Iceberg从入门到精通系列之十:flink sql往Iceberg表插入数据
- 一、INSERT INTO
- 二、INSERT OVERWRITE
- 三、UPSERT
- 四、查询Batch模式
- 五、查询Streaming模式
- 六、读取Kafka流插入到iceberg表中
一、INSERT INTO
CREATE TABLE `stu` (id int,name string, age int) PARTITIONED BY (age) insert into stu values(3,'杀sheng',16),(4,'鸣人',19)
二、INSERT OVERWRITE
仅支持Flink的Batch模式
SET execution.runtime-mode = batch; INSERT OVERWRITE sample VALUES (1,'a'); INSERT OVERWRITE `hive_catalog`.`default`.`sample` PARTITION(data='a') SELECT 6;
三、UPSERT
当将数据写入v2表格时,Iceberg支持基于主键的UPSERT。

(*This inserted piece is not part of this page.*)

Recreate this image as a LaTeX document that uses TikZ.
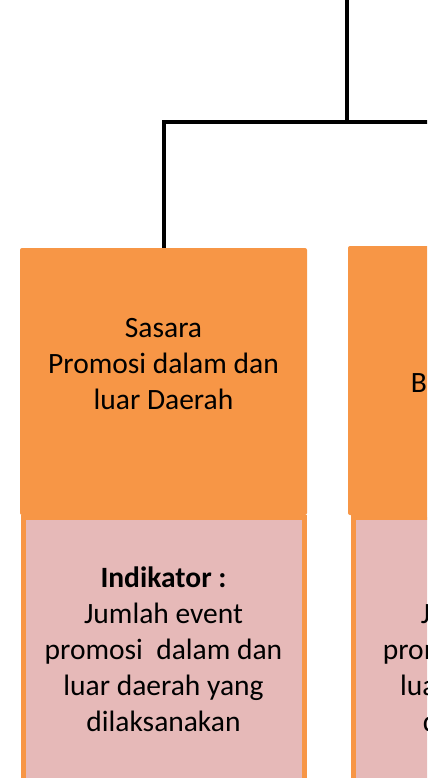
\documentclass[tikz,border=0pt]{standalone}
\usepackage{fontspec}
\setmainfont{Carlito}
\usetikzlibrary{positioning}
\definecolor{oranye}{HTML}{F79646}
\definecolor{merahmuda}{HTML}{E6B9B8}
\tikzset{
  kotak/.style={fill=oranye, rounded corners=2pt, inner sep=0pt, outer sep=0pt, anchor=north west},
  kotakind/.style={fill=merahmuda, draw=oranye, line width=5pt, inner sep=0pt, outer sep=0pt, anchor=north west},
  teks/.style={align=center, font=\fontsize{29.5}{36}\selectfont},
  potong/.style={teks, anchor=base west, inner sep=0pt},
  garis/.style={line width=4pt}
}
\begin{document}
\begin{tikzpicture}[x=1pt,y=-1pt]
    \useasboundingbox (0,0) rectangle (445,778);
    \clip (0,0) rectangle (427,778);
    % kotak sasaran
    \node[kotak, minimum width=287pt, minimum height=267pt] (sasaran1) at (20,248) {};
    \node[kotak, minimum width=304pt, minimum height=269pt] (sasaran2) at (348,246) {};
    % kotak indikator
    \node[kotakind, minimum width=281.6pt, minimum height=300pt] (indikator1) at (23.3,517.3) {};
    \node[kotakind, minimum width=281.6pt, minimum height=300pt] (indikator2) at (353.5,517.3) {};
    % garis penghubung
    \coordinate (atas) at (347,-5);
    \coordinate (simpang) at (347,122);
    \coordinate (kanan) at (440,122);
    \draw[garis] (atas) -- (simpang) -- (kanan);
    \draw[garis] (simpang) -| (sasaran1.north);
    % teks
    \node[teks] (teks1) at (163.5,364.5) {Sasara\\Promosi dalam dan\\luar Daerah};
    \node[teks] (teksind1) at (163.5,649) {\textbf{Indikator :}\\Jumlah event\\promosi\ \ dalam dan\\luar daerah yang\\dilaksanakan};
    \node[potong] at (410.7,392) {B};
    \node[potong] at (420.7,623) {J};
    \node[potong] at (382.7,659) {prom};
    \node[potong] at (400,695) {lua};
    \node[potong] at (422.7,731) {d};
\end{tikzpicture}
\end{document}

有两种方法可以启用upsert。
建表时指定
CREATE TABLE `hive_catalog`.`test`.`sample5`( `id` INT UNIQUE COMMENT 'unique id', `data` STRING NOT NULL, PRIMARY KEY(`id`) NOT ENFORCED ) with ( 'format-version'='2', 'write.upsert.enabled'='true' );
UPSERT模式下,如果对表进行分区,则分区字段必须是主键。
insert into sample5 values(1,'a'); insert into sample5 values(2,'b');
SET sql-client.execution.result-mode=tableau; select * from sample5;
insert into sample5 values(2,'c');
四、查询Batch模式
Batch模式:
SET execution.runtime-mode = batch; select * from sample;
五、查询Streaming模式
Streaming模式:
SET execution.runtime-mode = streaming; SET table.dynamic-table-options.enabled=true; SET sql-client.execution.result-mode=tableau;
从当前快照读取所有记录,然后从该快照读取增量数据
SELECT * FROM sample /*+ OPTIONS('streaming'='true','monitor-interval'='1s')*/;
读取指定快照id(不包含)后的增量数据
SELECT * FROM sample /*+ OPTIONS('streaming'='true','monitor-interval'='1s','start-snapshot-id'='384023852058202')*/;
六、读取Kafka流插入到iceberg表中
下载flink-connector-kafka:
https://mvnrepository.com/artifact/org.apache.flink/flink-connector-kafka/1.17.1
创建iceberg表:
CREATE TABLE `hive_catalog`.`test`.`sample5`( `id` INT UNIQUE COMMENT 'unique id', `data` STRING NOT NULL, PRIMARY KEY(`id`) NOT ENFORCED )
创建kafka topic对应的表:
create table default_catalog.default_database.kafka( id int, data string ) with( 'connector' = 'kafka', 'topic' = 'testKafkaTopic', 'properties.zookeeper.connect'='hadoop1:2101', 'properties.bootstrap.servers' = 'hadoop1:9092', 'format' = 'json', 'properties.group.id'='iceberg', 'scan.startup.mode'='earliest-offset' );
流式读取:
SET sql-client.execution.result-mode=tableau; SET execution.runtime-mode = streaming;
插入数据
insert into hive_catalog.test1.sample5 select * from default_catalog.default_database.kafka;
查询数据
SELECT * FROM sample5 /*+ OPTIONS('streaming'='true','monitor-interval'='1s')*/;
topic有最新数据时候,就能源源不断查询到最新数据。